-- Start of SOURCE MATERIAL --

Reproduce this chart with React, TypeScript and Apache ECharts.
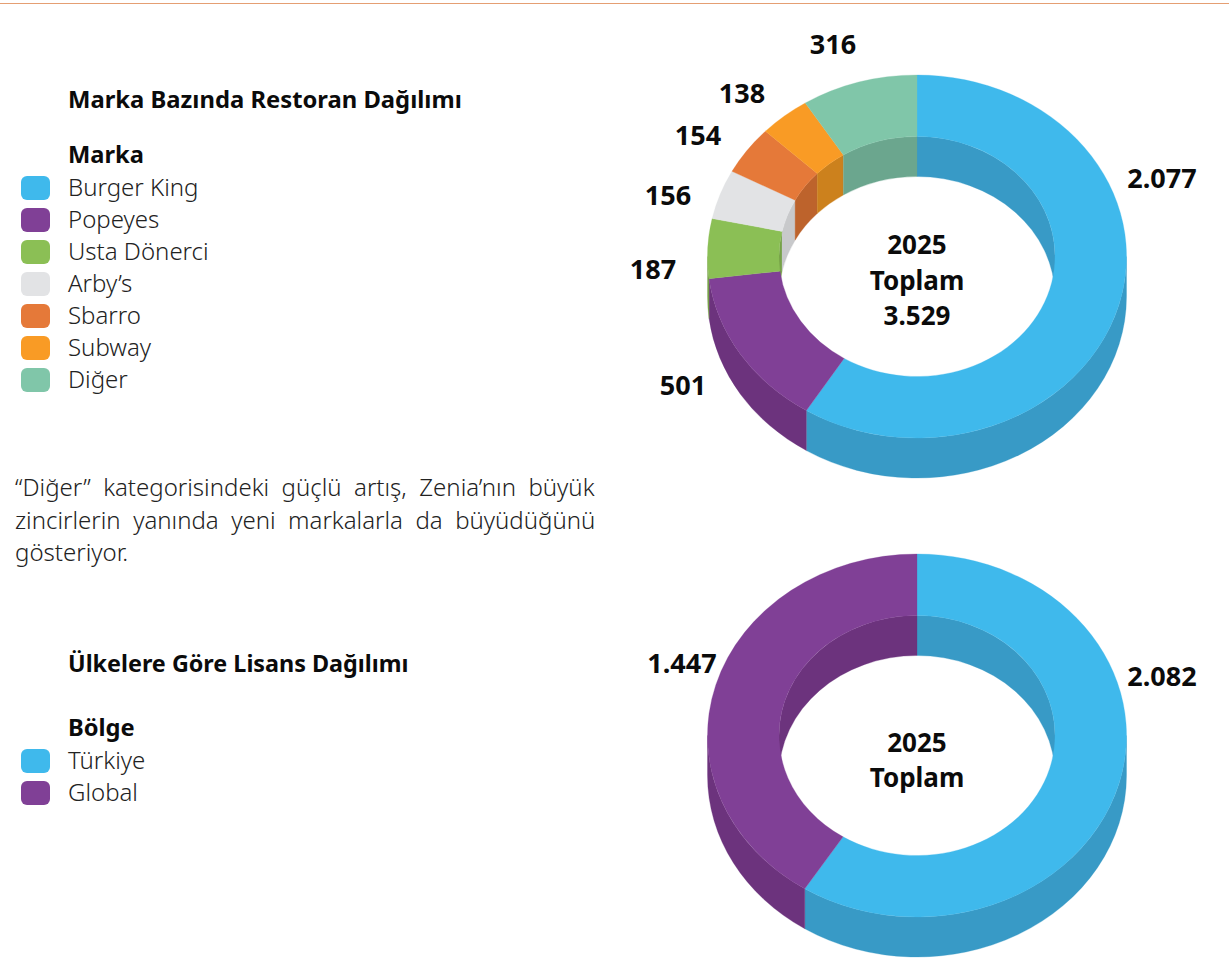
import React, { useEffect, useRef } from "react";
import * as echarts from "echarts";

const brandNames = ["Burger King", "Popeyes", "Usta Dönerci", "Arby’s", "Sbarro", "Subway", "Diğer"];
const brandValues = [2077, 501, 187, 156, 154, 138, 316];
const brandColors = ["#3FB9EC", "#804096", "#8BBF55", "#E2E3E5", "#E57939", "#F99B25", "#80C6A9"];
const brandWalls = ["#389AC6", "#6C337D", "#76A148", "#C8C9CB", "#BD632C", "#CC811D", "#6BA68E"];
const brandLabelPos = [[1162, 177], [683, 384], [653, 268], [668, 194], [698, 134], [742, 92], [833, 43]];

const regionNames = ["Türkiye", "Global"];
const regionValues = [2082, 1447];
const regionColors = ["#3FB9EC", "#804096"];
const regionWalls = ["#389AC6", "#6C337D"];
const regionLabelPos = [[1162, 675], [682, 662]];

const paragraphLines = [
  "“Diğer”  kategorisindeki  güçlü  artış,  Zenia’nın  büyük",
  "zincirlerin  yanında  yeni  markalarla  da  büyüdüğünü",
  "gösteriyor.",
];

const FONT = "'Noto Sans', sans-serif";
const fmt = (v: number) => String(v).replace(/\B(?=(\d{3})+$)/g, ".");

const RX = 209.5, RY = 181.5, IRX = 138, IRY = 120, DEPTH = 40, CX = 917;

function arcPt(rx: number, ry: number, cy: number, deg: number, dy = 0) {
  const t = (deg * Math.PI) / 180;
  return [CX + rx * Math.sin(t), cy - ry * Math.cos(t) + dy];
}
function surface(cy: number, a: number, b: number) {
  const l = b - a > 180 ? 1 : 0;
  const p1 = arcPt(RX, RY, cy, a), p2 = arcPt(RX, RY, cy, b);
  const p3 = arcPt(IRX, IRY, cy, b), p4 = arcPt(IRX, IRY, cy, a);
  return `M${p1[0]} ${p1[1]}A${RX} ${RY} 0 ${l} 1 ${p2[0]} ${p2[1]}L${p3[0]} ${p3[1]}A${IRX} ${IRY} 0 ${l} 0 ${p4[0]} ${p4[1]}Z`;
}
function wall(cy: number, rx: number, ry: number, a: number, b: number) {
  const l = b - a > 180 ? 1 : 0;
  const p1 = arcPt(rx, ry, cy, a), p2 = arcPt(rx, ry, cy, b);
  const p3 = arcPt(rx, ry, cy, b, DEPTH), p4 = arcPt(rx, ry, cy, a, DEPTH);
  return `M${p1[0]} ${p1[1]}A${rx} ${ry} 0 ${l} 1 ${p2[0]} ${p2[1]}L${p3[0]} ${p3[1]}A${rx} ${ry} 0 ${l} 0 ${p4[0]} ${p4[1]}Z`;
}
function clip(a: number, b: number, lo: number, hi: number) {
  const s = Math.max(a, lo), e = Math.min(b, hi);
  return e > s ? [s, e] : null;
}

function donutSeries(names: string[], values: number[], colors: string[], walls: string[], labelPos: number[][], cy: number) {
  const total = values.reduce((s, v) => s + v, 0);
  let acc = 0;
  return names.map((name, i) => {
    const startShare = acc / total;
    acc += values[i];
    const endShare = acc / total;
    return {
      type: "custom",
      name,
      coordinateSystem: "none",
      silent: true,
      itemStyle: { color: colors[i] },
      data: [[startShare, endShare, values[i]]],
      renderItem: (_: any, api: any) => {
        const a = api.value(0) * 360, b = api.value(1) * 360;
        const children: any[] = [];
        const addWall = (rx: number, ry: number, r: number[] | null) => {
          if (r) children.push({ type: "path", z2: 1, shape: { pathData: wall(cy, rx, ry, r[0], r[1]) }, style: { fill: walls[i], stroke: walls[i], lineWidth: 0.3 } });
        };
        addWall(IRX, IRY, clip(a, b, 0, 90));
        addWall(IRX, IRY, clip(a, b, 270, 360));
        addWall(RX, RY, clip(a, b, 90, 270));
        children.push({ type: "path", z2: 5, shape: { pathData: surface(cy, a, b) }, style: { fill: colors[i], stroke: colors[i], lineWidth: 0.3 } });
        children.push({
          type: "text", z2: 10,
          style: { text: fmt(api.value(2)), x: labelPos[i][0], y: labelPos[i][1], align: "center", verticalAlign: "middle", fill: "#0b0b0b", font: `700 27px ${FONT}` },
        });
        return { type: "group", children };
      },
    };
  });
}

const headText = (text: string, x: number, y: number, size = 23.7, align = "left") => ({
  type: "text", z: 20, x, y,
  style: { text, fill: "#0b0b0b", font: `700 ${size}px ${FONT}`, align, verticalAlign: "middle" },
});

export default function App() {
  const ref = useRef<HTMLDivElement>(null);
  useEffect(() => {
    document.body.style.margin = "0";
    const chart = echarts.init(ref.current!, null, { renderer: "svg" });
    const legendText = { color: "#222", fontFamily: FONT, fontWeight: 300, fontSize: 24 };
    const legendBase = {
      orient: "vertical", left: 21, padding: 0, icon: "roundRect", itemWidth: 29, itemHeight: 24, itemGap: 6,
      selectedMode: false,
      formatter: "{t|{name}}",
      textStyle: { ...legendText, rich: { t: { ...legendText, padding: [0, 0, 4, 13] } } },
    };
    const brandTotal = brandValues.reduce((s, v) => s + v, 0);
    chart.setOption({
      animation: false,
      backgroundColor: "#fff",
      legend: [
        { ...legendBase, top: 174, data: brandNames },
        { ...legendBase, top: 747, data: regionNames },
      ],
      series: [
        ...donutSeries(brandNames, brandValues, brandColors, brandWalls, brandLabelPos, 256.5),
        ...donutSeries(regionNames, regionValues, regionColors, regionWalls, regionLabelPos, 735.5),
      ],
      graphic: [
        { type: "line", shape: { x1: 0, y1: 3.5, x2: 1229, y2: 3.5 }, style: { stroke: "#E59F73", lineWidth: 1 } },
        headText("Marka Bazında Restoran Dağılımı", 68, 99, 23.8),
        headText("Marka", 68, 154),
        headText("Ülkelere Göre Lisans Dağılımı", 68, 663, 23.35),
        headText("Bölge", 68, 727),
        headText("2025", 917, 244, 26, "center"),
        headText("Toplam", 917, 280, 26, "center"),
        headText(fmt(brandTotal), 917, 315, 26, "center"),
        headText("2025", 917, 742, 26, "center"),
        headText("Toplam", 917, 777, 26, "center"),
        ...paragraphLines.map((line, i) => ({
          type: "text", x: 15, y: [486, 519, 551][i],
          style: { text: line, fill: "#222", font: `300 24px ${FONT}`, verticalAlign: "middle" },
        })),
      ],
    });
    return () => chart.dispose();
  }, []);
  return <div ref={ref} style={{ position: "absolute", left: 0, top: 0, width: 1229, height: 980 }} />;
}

-- End of SOURCE MATERIAL --

All the lines above are to be given again exactly as they read, with the pictures removed.

• _EXERCISE RESULT_:
Reproduce this chart with React, TypeScript and Apache ECharts.
import React, { useEffect, useRef } from "react";
import * as echarts from "echarts";

const brandNames = ["Burger King", "Popeyes", "Usta Dönerci", "Arby’s", "Sbarro", "Subway", "Diğer"];
const brandValues = [2077, 501, 187, 156, 154, 138, 316];
const brandColors = ["#3FB9EC", "#804096", "#8BBF55", "#E2E3E5", "#E57939", "#F99B25", "#80C6A9"];
const brandWalls = ["#389AC6", "#6C337D", "#76A148", "#C8C9CB", "#BD632C", "#CC811D", "#6BA68E"];
const brandLabelPos = [[1162, 177], [683, 384], [653, 268], [668, 194], [698, 134], [742, 92], [833, 43]];

const regionNames = ["Türkiye", "Global"];
const regionValues = [2082, 1447];
const regionColors = ["#3FB9EC", "#804096"];
const regionWalls = ["#389AC6", "#6C337D"];
const regionLabelPos = [[1162, 675], [682, 662]];

const paragraphLines = [
  "“Diğer”  kategorisindeki  güçlü  artış,  Zenia’nın  büyük",
  "zincirlerin  yanında  yeni  markalarla  da  büyüdüğünü",
  "gösteriyor.",
];

const FONT = "'Noto Sans', sans-serif";
const fmt = (v: number) => String(v).replace(/\B(?=(\d{3})+$)/g, ".");

const RX = 209.5, RY = 181.5, IRX = 138, IRY = 120, DEPTH = 40, CX = 917;

function arcPt(rx: number, ry: number, cy: number, deg: number, dy = 0) {
  const t = (deg * Math.PI) / 180;
  return [CX + rx * Math.sin(t), cy - ry * Math.cos(t) + dy];
}
function surface(cy: number, a: number, b: number) {
  const l = b - a > 180 ? 1 : 0;
  const p1 = arcPt(RX, RY, cy, a), p2 = arcPt(RX, RY, cy, b);
  const p3 = arcPt(IRX, IRY, cy, b), p4 = arcPt(IRX, IRY, cy, a);
  return `M${p1[0]} ${p1[1]}A${RX} ${RY} 0 ${l} 1 ${p2[0]} ${p2[1]}L${p3[0]} ${p3[1]}A${IRX} ${IRY} 0 ${l} 0 ${p4[0]} ${p4[1]}Z`;
}
function wall(cy: number, rx: number, ry: number, a: number, b: number) {
  const l = b - a > 180 ? 1 : 0;
  const p1 = arcPt(rx, ry, cy, a), p2 = arcPt(rx, ry, cy, b);
  const p3 = arcPt(rx, ry, cy, b, DEPTH), p4 = arcPt(rx, ry, cy, a, DEPTH);
  return `M${p1[0]} ${p1[1]}A${rx} ${ry} 0 ${l} 1 ${p2[0]} ${p2[1]}L${p3[0]} ${p3[1]}A${rx} ${ry} 0 ${l} 0 ${p4[0]} ${p4[1]}Z`;
}
function clip(a: number, b: number, lo: number, hi: number) {
  const s = Math.max(a, lo), e = Math.min(b, hi);
  return e > s ? [s, e] : null;
}

function donutSeries(names: string[], values: number[], colors: string[], walls: string[], labelPos: number[][], cy: number) {
  const total = values.reduce((s, v) => s + v, 0);
  let acc = 0;
  return names.map((name, i) => {
    const startShare = acc / total;
    acc += values[i];
    const endShare = acc / total;
    return {
      type: "custom",
      name,
      coordinateSystem: "none",
      silent: true,
      itemStyle: { color: colors[i] },
      data: [[startShare, endShare, values[i]]],
      renderItem: (_: any, api: any) => {
        const a = api.value(0) * 360, b = api.value(1) * 360;
        const children: any[] = [];
        const addWall = (rx: number, ry: number, r: number[] | null) => {
          if (r) children.push({ type: "path", z2: 1, shape: { pathData: wall(cy, rx, ry, r[0], r[1]) }, style: { fill: walls[i], stroke: walls[i], lineWidth: 0.3 } });
        };
        addWall(IRX, IRY, clip(a, b, 0, 90));
        addWall(IRX, IRY, clip(a, b, 270, 360));
        addWall(RX, RY, clip(a, b, 90, 270));
        children.push({ type: "path", z2: 5, shape: { pathData: surface(cy, a, b) }, style: { fill: colors[i], stroke: colors[i], lineWidth: 0.3 } });
        children.push({
          type: "text", z2: 10,
          style: { text: fmt(api.value(2)), x: labelPos[i][0], y: labelPos[i][1], align: "center", verticalAlign: "middle", fill: "#0b0b0b", font: `700 27px ${FONT}` },
        });
        return { type: "group", children };
      },
    };
  });
}

const headText = (text: string, x: number, y: number, size = 23.7, align = "left") => ({
  type: "text", z: 20, x, y,
  style: { text, fill: "#0b0b0b", font: `700 ${size}px ${FONT}`, align, verticalAlign: "middle" },
});

export default function App() {
  const ref = useRef<HTMLDivElement>(null);
  useEffect(() => {
    document.body.style.margin = "0";
    const chart = echarts.init(ref.current!, null, { renderer: "svg" });
    const legendText = { color: "#222", fontFamily: FONT, fontWeight: 300, fontSize: 24 };
    const legendBase = {
      orient: "vertical", left: 21, padding: 0, icon: "roundRect", itemWidth: 29, itemHeight: 24, itemGap: 6,
      selectedMode: false,
      formatter: "{t|{name}}",
      textStyle: { ...legendText, rich: { t: { ...legendText, padding: [0, 0, 4, 13] } } },
    };
    const brandTotal = brandValues.reduce((s, v) => s + v, 0);
    chart.setOption({
      animation: false,
      backgroundColor: "#fff",
      legend: [
        { ...legendBase, top: 174, data: brandNames },
        { ...legendBase, top: 747, data: regionNames },
      ],
      series: [
        ...donutSeries(brandNames, brandValues, brandColors, brandWalls, brandLabelPos, 256.5),
        ...donutSeries(regionNames, regionValues, regionColors, regionWalls, regionLabelPos, 735.5),
      ],
      graphic: [
        { type: "line", shape: { x1: 0, y1: 3.5, x2: 1229, y2: 3.5 }, style: { stroke: "#E59F73", lineWidth: 1 } },
        headText("Marka Bazında Restoran Dağılımı", 68, 99, 23.8),
        headText("Marka", 68, 154),
        headText("Ülkelere Göre Lisans Dağılımı", 68, 663, 23.35),
        headText("Bölge", 68, 727),
        headText("2025", 917, 244, 26, "center"),
        headText("Toplam", 917, 280, 26, "center"),
        headText(fmt(brandTotal), 917, 315, 26, "center"),
        headText("2025", 917, 742, 26, "center"),
        headText("Toplam", 917, 777, 26, "center"),
        ...paragraphLines.map((line, i) => ({
          type: "text", x: 15, y: [486, 519, 551][i],
          style: { text: line, fill: "#222", font: `300 24px ${FONT}`, verticalAlign: "middle" },
        })),
      ],
    });
    return () => chart.dispose();
  }, []);
  return <div ref={ref} style={{ position: "absolute", left: 0, top: 0, width: 1229, height: 980 }} />;
}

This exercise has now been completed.